Posted at 6:54 PM, May 30, 2018
and last updated 2018-05-30 19:02:25-04

GRAND RAPIDS, Mich. -- An hour before she had to go to work Wednesday, Pam Anderson reviewed some of her research: a list of toxic chemicals in a nearby landfill she believes poisoned the majority of her neighborhood growing up.

Conversations like these started between Anderson and a longtime neighbor on Grand Rapids' westside, but they're growing: Anderson says about 200 former neighbors have died or are sick and researching if the shut-down landfills nearby their childhood homes affected their health.

"All of our friends are gone, your brothers are gone, it’s like what’s, who’s next?" Anderson asked FOX 17.

Anderson was 13-years-old in 1974 when she moved into her house of 20 years with her mother Tina on Indiana Avenue SW, between Butterworth Street SW and Wealthy Street SW. She was less than a mile walk from the old Butterworth landfill. Then in 1994, her mother passed away in her fifties from uterine and cervical cancers.

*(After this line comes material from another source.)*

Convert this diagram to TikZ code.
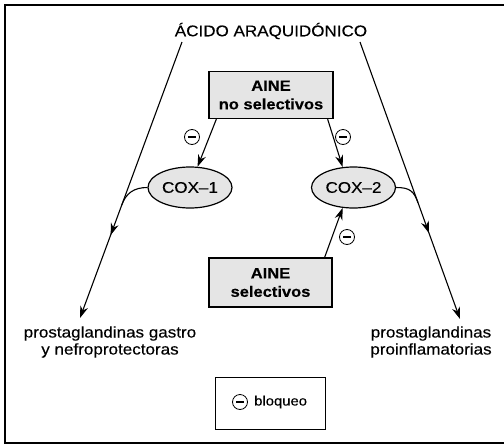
\documentclass[tikz,border=0pt]{standalone}
\usepackage{fontspec}
\setmainfont{Liberation Sans}[FakeStretch=1.1, FakeBold=0.25]
\usetikzlibrary{arrows.meta,decorations.markings,calc,shapes.geometric}
\begin{document}
\begin{tikzpicture}[x=1pt,y=-1pt,
  every node/.style={font=\fontsize{15.5}{17}\selectfont, inner sep=0pt},
  tip/.style={-{Stealth[length=12pt,width=8pt]}},
  link/.style={line width=1.1pt},
  greybox/.style={draw, line width=1.3pt, fill=gray!20, minimum width=124pt, minimum height=47pt, align=center, font=\fontsize{15}{18.5}\selectfont\bfseries},
  enz/.style={draw, ellipse, line width=1.2pt, fill=gray!20, minimum width=84pt, minimum height=41pt},
  minus/.style={circle, draw, line width=0.8pt, minimum size=15pt, inner sep=0pt,
    path picture={\draw[line width=1.1pt] ([xshift=-4pt]path picture bounding box.center) -- ([xshift=4pt]path picture bounding box.center);}},
  midarrow/.style={postaction={decorate}, decoration={markings, mark=at position #1 with {\arrow{Stealth[length=12pt,width=8pt]}}}},
]
\useasboundingbox (0,0) rectangle (504,445);
% frame (open on the right)
\draw[line width=1.4pt] (504,5) -- (5,5) -- (5,443) -- (504,443);

% nodes
\node (acido) at (271,31) {ÁCIDO ARAQUIDÓNICO};
\node[greybox] (nosel) at (271,95) {AINE\\no selectivos};
\node[greybox, minimum width=123pt, minimum height=49pt] (sel) at (270.5,282.5) {AINE\\selectivos};
\node[enz] (cox1) at (190,187.5) {COX–1};
\node[enz] (cox2) at (353.5,187.5) {COX–2};
\node[align=center] (pgl) at (110,342) {prostaglandinas gastro\\y nefroprotectoras};
\node[align=center] (pgr) at (431,342) {prostaglandinas\\proinflamatorias};

% long pathways
\coordinate (la) at (182,42);
\coordinate (lb) at (80,318);
\coordinate (ra) at (360,42);
\coordinate (rb) at (460,319);
\coordinate (jl) at ($(la)!0.59!(lb)$);
\coordinate (jr) at ($(ra)!0.58!(rb)$);
\draw[link, midarrow=0.70, tip] (la) -- (lb);
\draw[link, midarrow=0.69, tip] (ra) -- (rb);

% COX joins
\draw[link] (cox1.west) .. controls ($(cox1.west)+(-14,0)$) and ($(jl)+(4.2,-11.3)$) .. (jl);
\draw[link] (cox2.east) .. controls ($(cox2.east)+(14,0)$) and ($(jr)+(-4.1,-11.3)$) .. (jr);

% inhibitions
\draw[link, tip] ([xshift=8pt]nosel.south west) -- (cox1.70);
\draw[link, tip] ([xshift=-6pt]nosel.south east) -- (cox2.118);
\draw[link, tip] ([xshift=-8pt]sel.north east) -- (cox2.242);
\node[minus] (m1) at (192,137) {};
\node[minus] (m2) at (343,137) {};
\node[minus] (m3) at (347,237) {};

% legend
\node[draw, line width=0.9pt, minimum width=110pt, minimum height=52pt] (leg) at (270,403) {};
\node[minus] (lm) at (240,402) {};
\node[font=\fontsize{13.5}{15}\selectfont, anchor=west] (blq) at (254,402) {bloqueo};
\end{tikzpicture}
\end{document}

Anderson and her neighbors noticed a cluster: illnesses including cancer she says among about 75 percent of residents from 1974 and on in the area. Together with the Westside Cancer Crisis group, they're pushing for answers and environmental testing.

"We started out it was 12 [people affected], and now we’re seeing like 200," she said.

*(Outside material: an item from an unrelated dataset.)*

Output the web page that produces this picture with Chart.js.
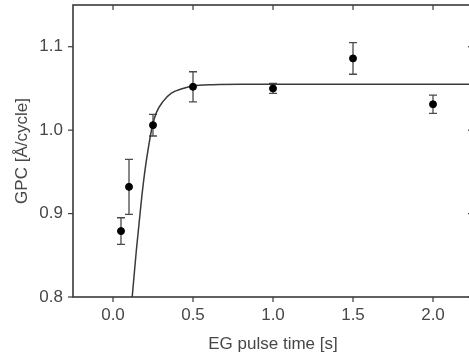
<!DOCTYPE html>
<html><head><meta charset="utf-8">
<script src="https://cdn.jsdelivr.net/npm/chart.js@4/dist/chart.umd.min.js"></script>
<style>
html,body{margin:0;padding:0;background:#fff;overflow:hidden;width:469px;height:362px}
#wrap{width:480px;height:362px;position:relative}
</style></head><body>
<div id="wrap"><canvas id="c" width="480" height="362"></canvas></div>
<script>
// measured data
const pulseTimes = [0.05, 0.1, 0.25, 0.5, 1.0, 1.5, 2.0];
const gpcValues  = [0.879, 0.932, 1.006, 1.052, 1.050, 1.086, 1.031];
const gpcErrors  = [0.016, 0.033, 0.013, 0.018, 0.006, 0.019, 0.011];
// fitted curve
const fitTimes  = [0.12, 0.146, 0.177, 0.2, 0.222, 0.246, 0.271, 0.313, 0.365, 0.4375, 0.5, 0.625, 0.8, 2.25];
const fitValues = [0.80, 0.856, 0.915, 0.952, 0.980, 1.005, 1.021, 1.0345, 1.0444, 1.050, 1.053, 1.0545, 1.055, 1.055];
// tick labels
const xTickValues = [0.0, 0.5, 1.0, 1.5, 2.0];
const xTickLabels = ['0.0', '0.5', '1.0', '1.5', '2.0'];
const yTickValues = [0.8, 0.9, 1.0, 1.1];
const yTickLabels = ['0.8', '0.9', '1.0', '1.1'];
const xTitle = 'EG pulse time [s]';
const yTitle = 'GPC [Å/cycle]';

const axisColor = '#3a3a3a';
const textColor = '#474747';
const fontFamily = '"Liberation Sans", Arial, sans-serif';

function findIdx(vals, v) {
  for (let i = 0; i < vals.length; i++) if (Math.abs(vals[i] - v) < 1e-6) return i;
  return -1;
}

const errorBars = {
  id: 'errorBars',
  beforeDatasetsDraw(chart) {
    const {ctx, scales: {x, y}} = chart;
    ctx.save();
    ctx.strokeStyle = '#4a4a4a';
    ctx.lineWidth = 1.3;
    pulseTimes.forEach((t, i) => {
      const px = x.getPixelForValue(t);
      const yt = y.getPixelForValue(gpcValues[i] + gpcErrors[i]);
      const yb = y.getPixelForValue(gpcValues[i] - gpcErrors[i]);
      ctx.beginPath();
      ctx.moveTo(px, yt); ctx.lineTo(px, yb);
      ctx.moveTo(px - 4, yt); ctx.lineTo(px + 4, yt);
      ctx.moveTo(px - 4, yb); ctx.lineTo(px + 4, yb);
      ctx.stroke();
    });
    ctx.restore();
  }
};

const frame = {
  id: 'frame',
  afterDraw(chart) {
    const {ctx, chartArea: a, scales: {x, y}} = chart;
    ctx.save();
    ctx.strokeStyle = axisColor;
    ctx.lineWidth = 1.6;
    ctx.strokeRect(a.left, a.top, a.right - a.left, a.bottom - a.top);
    ctx.lineWidth = 1.2;
    const seg = (x1, y1, x2, y2) => { ctx.beginPath(); ctx.moveTo(x1, y1); ctx.lineTo(x2, y2); ctx.stroke(); };
    x.ticks.forEach(t => {
      const px = x.getPixelForValue(t.value);
      const len = findIdx(xTickValues, t.value) >= 0 ? 5 : 3;
      seg(px, a.bottom, px, a.bottom + len);
      seg(px, a.top, px, a.top + len);
    });
    y.ticks.forEach(t => {
      const py = y.getPixelForValue(t.value);
      const len = findIdx(yTickValues, t.value) >= 0 ? 5 : 3;
      seg(a.left - len, py, a.left, py);
      seg(a.right - len, py, a.right, py);
    });
    ctx.restore();
  }
};

new Chart(document.getElementById('c'), {
  type: 'scatter',
  data: {
    datasets: [
      {
        label: 'GPC',
        data: pulseTimes.map((t, i) => ({x: t, y: gpcValues[i]})),
        backgroundColor: '#000',
        borderColor: '#000',
        pointRadius: 3.5,
        pointStyle: 'circle',
        order: 0
      },
      {
        label: 'fit',
        data: fitTimes.map((t, i) => ({x: t, y: fitValues[i]})),
        showLine: true,
        borderColor: '#3a3a3a',
        borderWidth: 1.5,
        pointRadius: 0,
        cubicInterpolationMode: 'monotone',
        fill: false,
        order: 1
      }
    ]
  },
  options: {
    responsive: false,
    animation: false,
    devicePixelRatio: 1,
    layout: {padding: {left: 0, top: 3, right: 7, bottom: 0}},
    plugins: {legend: {display: false}, tooltip: {enabled: false}},
    scales: {
      x: {
        type: 'linear',
        min: -0.25, max: 2.25,
        grid: {display: false, drawTicks: false},
        border: {display: false},
        ticks: {
          stepSize: 0.25,
          padding: 8,
          maxRotation: 0,
          autoSkip: false,
          color: textColor,
          font: {family: fontFamily, size: 17},
          callback: (v) => { const i = findIdx(xTickValues, v); return i >= 0 ? xTickLabels[i] : null; }
        },
        title: {display: true, text: xTitle, color: textColor, font: {family: fontFamily, size: 17}, padding: {top: 0, bottom: 7}},
        afterFit: (s) => { s.height = 65; s.paddingLeft = 0; s.paddingRight = 0; }
      },
      y: {
        type: 'linear',
        min: 0.8, max: 1.15,
        grid: {display: false, drawTicks: false},
        border: {display: false},
        ticks: {
          stepSize: 0.05,
          padding: 10,
          autoSkip: false,
          color: textColor,
          font: {family: fontFamily, size: 17},
          callback: (v) => { const i = findIdx(yTickValues, v); return i >= 0 ? yTickLabels[i] : null; }
        },
        title: {display: true, text: yTitle, color: textColor, font: {family: fontFamily, size: 17}, padding: {top: 12, bottom: 0}},
        afterFit: (s) => { s.width = 73; s.paddingTop = 0; s.paddingBottom = 0; }
      }
    }
  },
  plugins: [errorBars, frame]
});
</script>
</body></html>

The old Butterworth landfill at 1450 Butterworth Ave SW is listed as a "superfund" site for the Environmental Protection Agency, defined as: "thousands of contaminated sites exist nationally due to hazardous waste being dumped, left out in the open, or otherwise improperly managed," where the EPA has authority to clean-up and bill responsible parties.

EPA superfund documents list contaminants and poisons found in the old landfill here.

A class action lawsuit filed against the shoe company Wolverine Worldwide last year labels the old Butterworth landfill as one of several sites where Wolverine dumped toxic chemicals.

"I’ve had several miscarriages, I’m thinking about 10 to 12," said Anderson. "I have thyroid issues. I have leg edema."

"We don’t know how to treat ourselves if we don’t know what we’re up against."

Some affected residents recently met with Kent County Health Department Epidemiology Supervisor Brian Hartl. Now they're gathering more detailed data so they can analyze whether there are similar or rare cancer trends in the group Hartl says.

"It definitely raises interest," said Hartl. "Obviously, it tells us we need to look further into it, we cannot make any conclusions, or guesses at this point of what’s going on there."

Hartl says they're following CDC guidelines, but calls cluster investigations "challenging." Then, they are beginning discussions of whose jurisdiction it is to conduct environmental testing.

"Unfortunately there have been hundreds of [cancer clusters] investigated throughout the country," said Hartl. "You can look at the CDC protocol for investigating these things, and it says straight up, right in the first couple pages, that very few of them have been linked to environmental exposures."

Anderson says their group plans to address Grand Rapids City Commissioners during their June 5 meeting at 7 p.m., as they continue to research and gather data to give to the health department.

FOX 17 also reached out to the EPA for comment, but has yet to hear back as of Wednesday evening.